What you should do: Your task is to repeat the lines below exactly, excluding any pictures they contain.

Collected data:
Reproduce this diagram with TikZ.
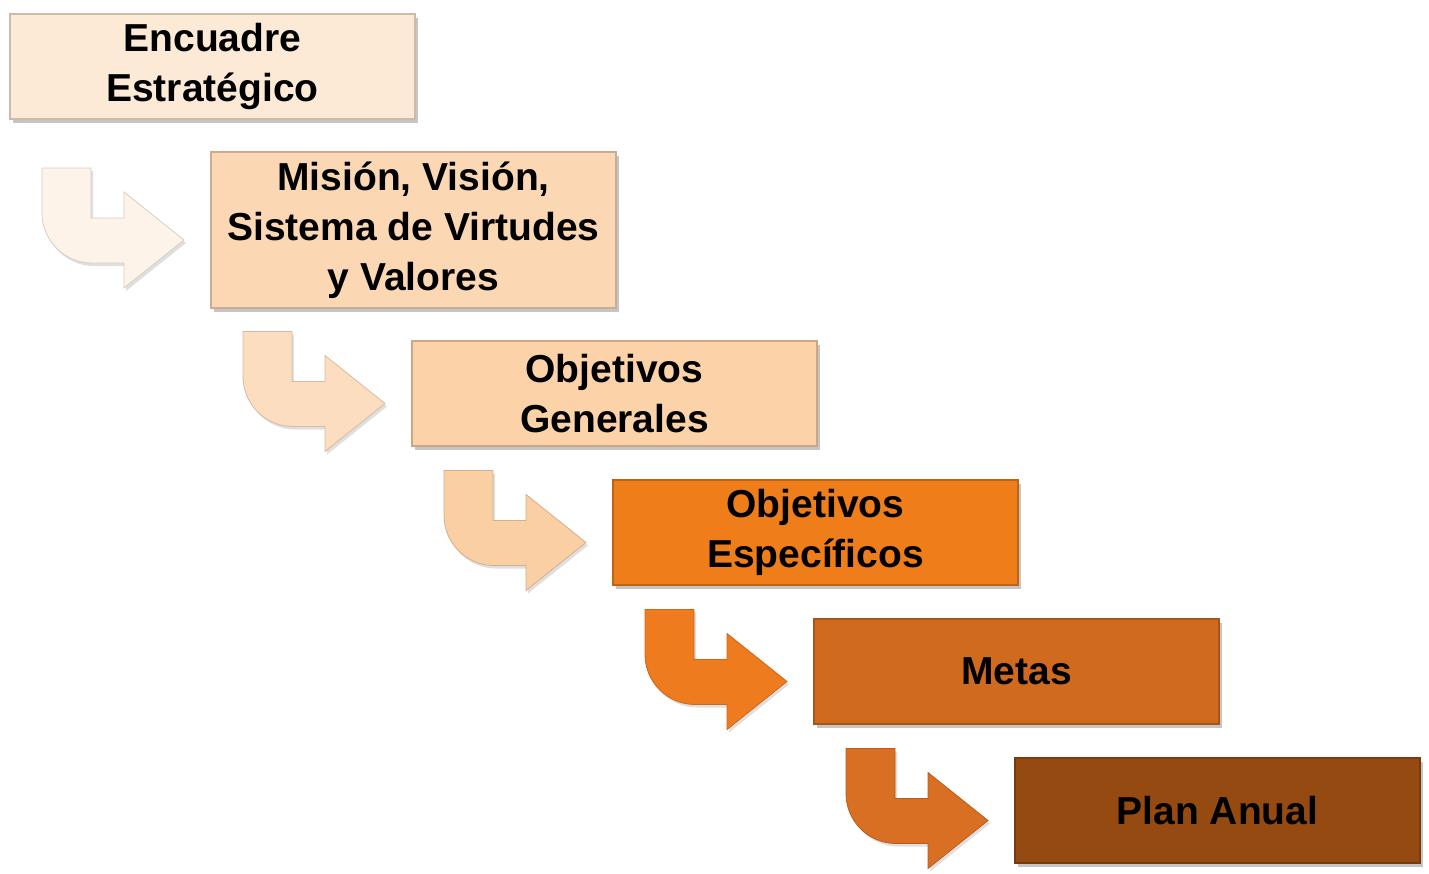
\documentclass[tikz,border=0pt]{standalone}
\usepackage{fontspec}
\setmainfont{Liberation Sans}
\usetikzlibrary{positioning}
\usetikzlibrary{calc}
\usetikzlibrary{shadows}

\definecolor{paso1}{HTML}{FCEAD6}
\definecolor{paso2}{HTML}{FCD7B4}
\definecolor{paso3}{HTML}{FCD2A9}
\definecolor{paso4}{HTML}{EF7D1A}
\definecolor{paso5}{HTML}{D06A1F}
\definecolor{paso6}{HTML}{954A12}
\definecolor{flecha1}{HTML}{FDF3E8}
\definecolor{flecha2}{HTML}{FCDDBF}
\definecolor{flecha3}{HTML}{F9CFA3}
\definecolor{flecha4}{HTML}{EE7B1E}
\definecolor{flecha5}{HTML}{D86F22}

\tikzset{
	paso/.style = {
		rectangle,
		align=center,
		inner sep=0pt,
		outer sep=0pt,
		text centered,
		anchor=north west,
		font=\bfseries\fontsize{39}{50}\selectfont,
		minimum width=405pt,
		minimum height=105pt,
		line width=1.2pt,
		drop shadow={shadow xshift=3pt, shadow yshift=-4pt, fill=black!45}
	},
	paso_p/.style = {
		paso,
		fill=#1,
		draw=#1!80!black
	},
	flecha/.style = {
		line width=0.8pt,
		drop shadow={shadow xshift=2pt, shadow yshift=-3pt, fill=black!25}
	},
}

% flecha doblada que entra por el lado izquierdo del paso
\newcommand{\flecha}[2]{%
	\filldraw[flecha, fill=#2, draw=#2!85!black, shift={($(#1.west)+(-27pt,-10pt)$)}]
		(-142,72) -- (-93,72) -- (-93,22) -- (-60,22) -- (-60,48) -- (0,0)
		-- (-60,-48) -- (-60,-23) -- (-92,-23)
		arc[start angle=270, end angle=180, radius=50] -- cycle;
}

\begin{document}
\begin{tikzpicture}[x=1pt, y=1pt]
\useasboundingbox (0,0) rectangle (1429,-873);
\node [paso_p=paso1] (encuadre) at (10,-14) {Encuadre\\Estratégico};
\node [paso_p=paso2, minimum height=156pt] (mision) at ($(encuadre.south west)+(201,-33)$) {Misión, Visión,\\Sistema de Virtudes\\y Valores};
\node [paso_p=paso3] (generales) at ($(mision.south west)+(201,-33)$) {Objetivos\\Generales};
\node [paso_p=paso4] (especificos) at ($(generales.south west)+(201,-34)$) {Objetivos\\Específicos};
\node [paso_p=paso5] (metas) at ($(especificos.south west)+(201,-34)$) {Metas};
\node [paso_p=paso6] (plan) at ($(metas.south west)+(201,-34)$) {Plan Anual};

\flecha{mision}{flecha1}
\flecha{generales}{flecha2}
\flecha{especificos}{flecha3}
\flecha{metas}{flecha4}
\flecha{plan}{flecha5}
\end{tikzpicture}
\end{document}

Complete output:
Reproduce this diagram with TikZ.
\documentclass[tikz,border=0pt]{standalone}
\usepackage{fontspec}
\setmainfont{Liberation Sans}
\usetikzlibrary{positioning}
\usetikzlibrary{calc}
\usetikzlibrary{shadows}

\definecolor{paso1}{HTML}{FCEAD6}
\definecolor{paso2}{HTML}{FCD7B4}
\definecolor{paso3}{HTML}{FCD2A9}
\definecolor{paso4}{HTML}{EF7D1A}
\definecolor{paso5}{HTML}{D06A1F}
\definecolor{paso6}{HTML}{954A12}
\definecolor{flecha1}{HTML}{FDF3E8}
\definecolor{flecha2}{HTML}{FCDDBF}
\definecolor{flecha3}{HTML}{F9CFA3}
\definecolor{flecha4}{HTML}{EE7B1E}
\definecolor{flecha5}{HTML}{D86F22}

\tikzset{
	paso/.style = {
		rectangle,
		align=center,
		inner sep=0pt,
		outer sep=0pt,
		text centered,
		anchor=north west,
		font=\bfseries\fontsize{39}{50}\selectfont,
		minimum width=405pt,
		minimum height=105pt,
		line width=1.2pt,
		drop shadow={shadow xshift=3pt, shadow yshift=-4pt, fill=black!45}
	},
	paso_p/.style = {
		paso,
		fill=#1,
		draw=#1!80!black
	},
	flecha/.style = {
		line width=0.8pt,
		drop shadow={shadow xshift=2pt, shadow yshift=-3pt, fill=black!25}
	},
}

% flecha doblada que entra por el lado izquierdo del paso
\newcommand{\flecha}[2]{%
	\filldraw[flecha, fill=#2, draw=#2!85!black, shift={($(#1.west)+(-27pt,-10pt)$)}]
		(-142,72) -- (-93,72) -- (-93,22) -- (-60,22) -- (-60,48) -- (0,0)
		-- (-60,-48) -- (-60,-23) -- (-92,-23)
		arc[start angle=270, end angle=180, radius=50] -- cycle;
}

\begin{document}
\begin{tikzpicture}[x=1pt, y=1pt]
\useasboundingbox (0,0) rectangle (1429,-873);
\node [paso_p=paso1] (encuadre) at (10,-14) {Encuadre\\Estratégico};
\node [paso_p=paso2, minimum height=156pt] (mision) at ($(encuadre.south west)+(201,-33)$) {Misión, Visión,\\Sistema de Virtudes\\y Valores};
\node [paso_p=paso3] (generales) at ($(mision.south west)+(201,-33)$) {Objetivos\\Generales};
\node [paso_p=paso4] (especificos) at ($(generales.south west)+(201,-34)$) {Objetivos\\Específicos};
\node [paso_p=paso5] (metas) at ($(especificos.south west)+(201,-34)$) {Metas};
\node [paso_p=paso6] (plan) at ($(metas.south west)+(201,-34)$) {Plan Anual};

\flecha{mision}{flecha1}
\flecha{generales}{flecha2}
\flecha{especificos}{flecha3}
\flecha{metas}{flecha4}
\flecha{plan}{flecha5}
\end{tikzpicture}
\end{document}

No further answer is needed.